─── Records supplied

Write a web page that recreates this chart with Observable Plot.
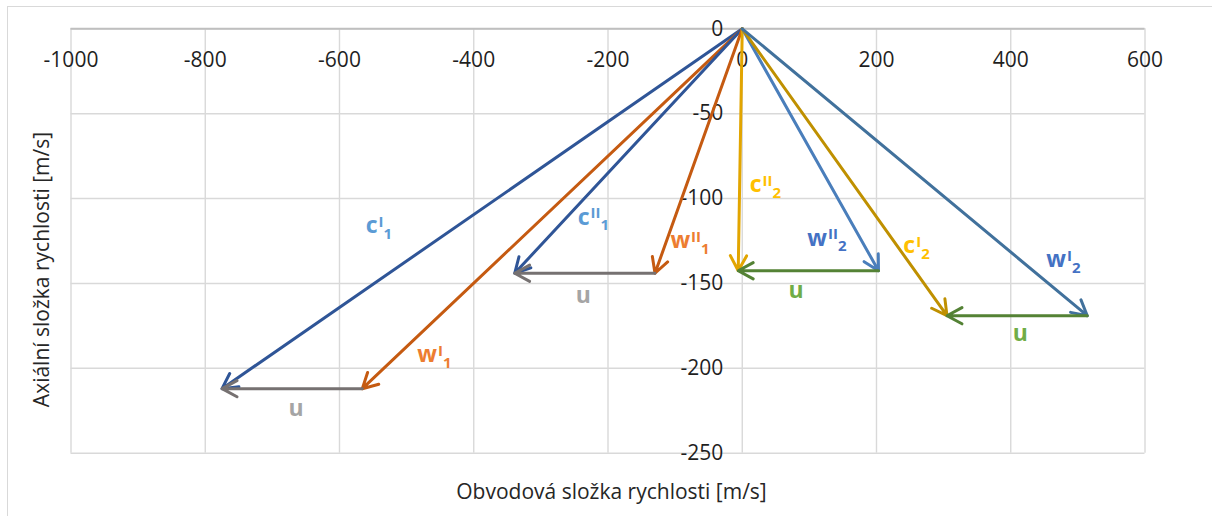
<!DOCTYPE html>
<html>
<head>
<meta charset="utf-8">
<script src="https://cdn.jsdelivr.net/npm/d3@7"></script>
<script src="https://cdn.jsdelivr.net/npm/@observablehq/plot@0.6"></script>
<style>
  html, body { margin: 0; padding: 0; background: #fff; }
  #chart { position: relative; width: 1212px; height: 516px; overflow: hidden; }
  #chart .frame { position: absolute; left: 7px; top: 6px; width: 1300px; height: 600px; border: 1px solid #d9d9d9; }
  #chart svg { position: absolute; left: 0; top: 0; }
</style>
</head>
<body>
<div id="chart"><div class="frame"></div></div>
<script>
// Velocity triangles of a two-stage machine: absolute velocity c, relative
// velocity w and blade speed u, split into circumferential and axial parts [m/s].

const xTicks = [-1000, -800, -600, -400, -200, 0, 200, 400, 600];
const yTicks = [0, -50, -100, -150, -200, -250];

// Vectors drawn from the origin: tip coordinates (circumferential, axial).
const vectorNames = ["c'1", "w'1", "c''1", "w''1", "c''2", "w''2", "c'2", "w'2"];
const vectorCirc  = [-775, -566, -339, -130, -6, 203, 305, 514];
const vectorAxial = [-212, -212, -144, -144, -142.5, -142.5, -169, -169];
const vectorColors = ["#2F5597", "#C55A11", "#2F5597", "#C55A11", "#E2A500", "#4A7EBB", "#BF9000", "#41719C"];

// Blade speed u closes each triangle: from the tip of w to the tip of c.
const bladeFrom = ["w'1", "w''1", "w''2", "w'2"];
const bladeTo   = ["c'1", "c''1", "c''2", "c'2"];
const bladeColors = ["#767171", "#767171", "#548235", "#548235"];

// Vector labels: letter, superscript, subscript, anchor (circumferential, axial).
const labelBase = ["c", "c", "w", "w", "u", "u", "c", "w", "c", "w", "u", "u"];
const labelSup  = ["I", "II", "I", "II", "", "", "II", "II", "I", "I", "", ""];
const labelSub  = ["1", "1", "1", "1", "", "", "2", "2", "2", "2", "", ""];
const labelCirc = [-561, -245, -484, -107, -676, -248, 11, 97, 240, 453, 69, 403];
const labelAxial = [-116, -111, -192, -125, -224, -157, -92, -123.5, -128, -136, -154, -179.5];
const labelColors = ["#5B9BD5", "#5B9BD5", "#ED7D31", "#ED7D31", "#A5A5A5", "#A5A5A5",
                     "#FFC000", "#4472C4", "#FFC000", "#4472C4", "#70AD47", "#70AD47"];

const xTitle = "Obvodová složka rychlosti [m/s]";
const yTitle = "Axiální složka rychlosti [m/s]";

const vectors = vectorNames.map((name, i) => ({
  name, x1: 0, y1: 0, x2: vectorCirc[i], y2: vectorAxial[i], color: vectorColors[i]
}));
const tip = name => vectors.find(v => v.name === name);
const blades = bladeFrom.map((from, i) => ({
  x1: tip(from).x2, y1: tip(from).y2, x2: tip(bladeTo[i]).x2, y2: tip(bladeTo[i]).y2, color: bladeColors[i]
}));
const labels = labelBase.map((b, i) => ({
  text: `${b}|${labelSup[i]}|${labelSub[i]}`, x: labelCirc[i], y: labelAxial[i], color: labelColors[i]
}));

const font = "'Open Sans', 'Liberation Sans', sans-serif";

const plot = Plot.plot({
  width: 1212,
  height: 516,
  marginLeft: 70.5,
  marginRight: 67.5,
  marginTop: 28.3,
  marginBottom: 63.3,
  x: {domain: [-1000, 600], axis: null},
  y: {domain: [-250, 0], axis: null},
  color: {type: "identity"},
  style: {fontFamily: font, background: "transparent", overflow: "visible"},
  marks: [
    Plot.gridX(xTicks, {stroke: "#d9d9d9", strokeOpacity: 1, strokeWidth: 1.4}),
    Plot.gridY(yTicks, {stroke: "#d9d9d9", strokeOpacity: 1, strokeWidth: 1.4}),
    Plot.ruleY([0], {stroke: "#bfbfbf", strokeWidth: 2}),
    Plot.text(xTicks, {x: d => d, y: 0, text: d => String(d), dy: 31, fontSize: 21, fill: "#1f1f1f"}),
    Plot.text(yTicks, {x: 0, y: d => d, text: d => String(d), textAnchor: "end", dx: -19, fontSize: 21, fill: "#1f1f1f"}),
    Plot.arrow(vectors, {x1: "x1", y1: "y1", x2: "x2", y2: "y2", stroke: "color", strokeWidth: 3, headLength: 8.5, headAngle: 57}),
    Plot.arrow(blades, {x1: "x1", y1: "y1", x2: "x2", y2: "y2", stroke: "color", strokeWidth: 3, headLength: 8.5, headAngle: 57}),
    Plot.text(labels, {x: "x", y: "y", text: "text", fill: "color", textAnchor: "start", fontSize: 23, fontWeight: "bold"}),
    Plot.text([xTitle], {frameAnchor: "bottom", textAnchor: "middle", lineAnchor: "middle", dx: 3.5, dy: 39.3, fontSize: 21, fill: "#262626"}),
    Plot.text([yTitle], {frameAnchor: "left", textAnchor: "middle", lineAnchor: "middle", rotate: -90, dx: -28.5, dy: 28.5, fontSize: 21, fill: "#262626"})
  ]
});

// Turn "base|sup|sub" label strings into letters with superscript and subscript.
const ns = "http://www.w3.org/2000/svg";
plot.querySelectorAll("text").forEach(t => {
  const s = t.textContent;
  if (!s.includes("|")) return;
  const [base, sup, sub] = s.split("|");
  t.textContent = "";
  const b = document.createElementNS(ns, "tspan");
  b.textContent = base;
  t.appendChild(b);
  if (sup) {
    const p = document.createElementNS(ns, "tspan");
    p.setAttribute("font-size", "15");
    p.setAttribute("dx", "1");
    p.setAttribute("dy", "-6.5");
    p.textContent = sup;
    t.appendChild(p);
  }
  if (sub) {
    const q = document.createElementNS(ns, "tspan");
    q.setAttribute("font-size", "15");
    q.setAttribute("dy", "12");
    q.textContent = sub;
    t.appendChild(q);
  }
});

document.getElementById("chart").appendChild(plot);
</script>
</body>
</html>
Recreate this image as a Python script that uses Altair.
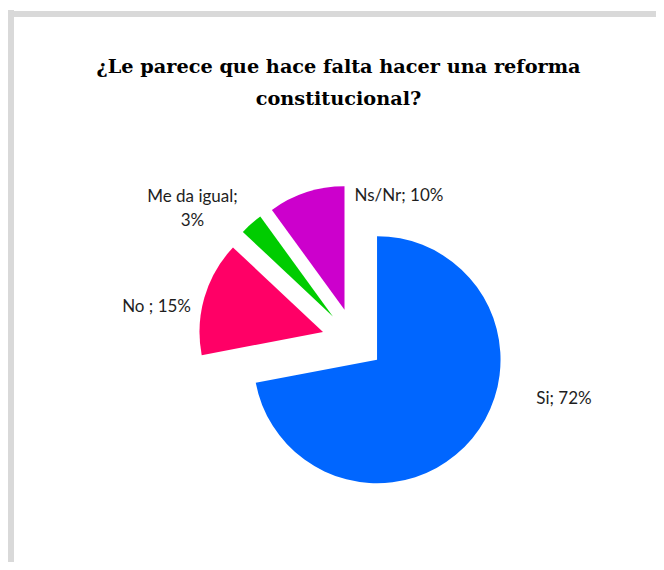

──────

■ Required work
Without the pictures, reproduce every line of the records above exactly.

■ Correct result
Write a web page that recreates this chart with Observable Plot.
<!DOCTYPE html>
<html>
<head>
<meta charset="utf-8">
<script src="https://cdn.jsdelivr.net/npm/d3@7"></script>
<script src="https://cdn.jsdelivr.net/npm/@observablehq/plot@0.6"></script>
<style>
  html, body { margin: 0; padding: 0; background: #fff; }
  #chart { position: relative; width: 1212px; height: 516px; overflow: hidden; }
  #chart .frame { position: absolute; left: 7px; top: 6px; width: 1300px; height: 600px; border: 1px solid #d9d9d9; }
  #chart svg { position: absolute; left: 0; top: 0; }
</style>
</head>
<body>
<div id="chart"><div class="frame"></div></div>
<script>
// Velocity triangles of a two-stage machine: absolute velocity c, relative
// velocity w and blade speed u, split into circumferential and axial parts [m/s].

const xTicks = [-1000, -800, -600, -400, -200, 0, 200, 400, 600];
const yTicks = [0, -50, -100, -150, -200, -250];

// Vectors drawn from the origin: tip coordinates (circumferential, axial).
const vectorNames = ["c'1", "w'1", "c''1", "w''1", "c''2", "w''2", "c'2", "w'2"];
const vectorCirc  = [-775, -566, -339, -130, -6, 203, 305, 514];
const vectorAxial = [-212, -212, -144, -144, -142.5, -142.5, -169, -169];
const vectorColors = ["#2F5597", "#C55A11", "#2F5597", "#C55A11", "#E2A500", "#4A7EBB", "#BF9000", "#41719C"];

// Blade speed u closes each triangle: from the tip of w to the tip of c.
const bladeFrom = ["w'1", "w''1", "w''2", "w'2"];
const bladeTo   = ["c'1", "c''1", "c''2", "c'2"];
const bladeColors = ["#767171", "#767171", "#548235", "#548235"];

// Vector labels: letter, superscript, subscript, anchor (circumferential, axial).
const labelBase = ["c", "c", "w", "w", "u", "u", "c", "w", "c", "w", "u", "u"];
const labelSup  = ["I", "II", "I", "II", "", "", "II", "II", "I", "I", "", ""];
const labelSub  = ["1", "1", "1", "1", "", "", "2", "2", "2", "2", "", ""];
const labelCirc = [-561, -245, -484, -107, -676, -248, 11, 97, 240, 453, 69, 403];
const labelAxial = [-116, -111, -192, -125, -224, -157, -92, -123.5, -128, -136, -154, -179.5];
const labelColors = ["#5B9BD5", "#5B9BD5", "#ED7D31", "#ED7D31", "#A5A5A5", "#A5A5A5",
                     "#FFC000", "#4472C4", "#FFC000", "#4472C4", "#70AD47", "#70AD47"];

const xTitle = "Obvodová složka rychlosti [m/s]";
const yTitle = "Axiální složka rychlosti [m/s]";

const vectors = vectorNames.map((name, i) => ({
  name, x1: 0, y1: 0, x2: vectorCirc[i], y2: vectorAxial[i], color: vectorColors[i]
}));
const tip = name => vectors.find(v => v.name === name);
const blades = bladeFrom.map((from, i) => ({
  x1: tip(from).x2, y1: tip(from).y2, x2: tip(bladeTo[i]).x2, y2: tip(bladeTo[i]).y2, color: bladeColors[i]
}));
const labels = labelBase.map((b, i) => ({
  text: `${b}|${labelSup[i]}|${labelSub[i]}`, x: labelCirc[i], y: labelAxial[i], color: labelColors[i]
}));

const font = "'Open Sans', 'Liberation Sans', sans-serif";

const plot = Plot.plot({
  width: 1212,
  height: 516,
  marginLeft: 70.5,
  marginRight: 67.5,
  marginTop: 28.3,
  marginBottom: 63.3,
  x: {domain: [-1000, 600], axis: null},
  y: {domain: [-250, 0], axis: null},
  color: {type: "identity"},
  style: {fontFamily: font, background: "transparent", overflow: "visible"},
  marks: [
    Plot.gridX(xTicks, {stroke: "#d9d9d9", strokeOpacity: 1, strokeWidth: 1.4}),
    Plot.gridY(yTicks, {stroke: "#d9d9d9", strokeOpacity: 1, strokeWidth: 1.4}),
    Plot.ruleY([0], {stroke: "#bfbfbf", strokeWidth: 2}),
    Plot.text(xTicks, {x: d => d, y: 0, text: d => String(d), dy: 31, fontSize: 21, fill: "#1f1f1f"}),
    Plot.text(yTicks, {x: 0, y: d => d, text: d => String(d), textAnchor: "end", dx: -19, fontSize: 21, fill: "#1f1f1f"}),
    Plot.arrow(vectors, {x1: "x1", y1: "y1", x2: "x2", y2: "y2", stroke: "color", strokeWidth: 3, headLength: 8.5, headAngle: 57}),
    Plot.arrow(blades, {x1: "x1", y1: "y1", x2: "x2", y2: "y2", stroke: "color", strokeWidth: 3, headLength: 8.5, headAngle: 57}),
    Plot.text(labels, {x: "x", y: "y", text: "text", fill: "color", textAnchor: "start", fontSize: 23, fontWeight: "bold"}),
    Plot.text([xTitle], {frameAnchor: "bottom", textAnchor: "middle", lineAnchor: "middle", dx: 3.5, dy: 39.3, fontSize: 21, fill: "#262626"}),
    Plot.text([yTitle], {frameAnchor: "left", textAnchor: "middle", lineAnchor: "middle", rotate: -90, dx: -28.5, dy: 28.5, fontSize: 21, fill: "#262626"})
  ]
});

// Turn "base|sup|sub" label strings into letters with superscript and subscript.
const ns = "http://www.w3.org/2000/svg";
plot.querySelectorAll("text").forEach(t => {
  const s = t.textContent;
  if (!s.includes("|")) return;
  const [base, sup, sub] = s.split("|");
  t.textContent = "";
  const b = document.createElementNS(ns, "tspan");
  b.textContent = base;
  t.appendChild(b);
  if (sup) {
    const p = document.createElementNS(ns, "tspan");
    p.setAttribute("font-size", "15");
    p.setAttribute("dx", "1");
    p.setAttribute("dy", "-6.5");
    p.textContent = sup;
    t.appendChild(p);
  }
  if (sub) {
    const q = document.createElementNS(ns, "tspan");
    q.setAttribute("font-size", "15");
    q.setAttribute("dy", "12");
    q.textContent = sub;
    t.appendChild(q);
  }
});

document.getElementById("chart").appendChild(plot);
</script>
</body>
</html>
Recreate this image as a Python script that uses Altair.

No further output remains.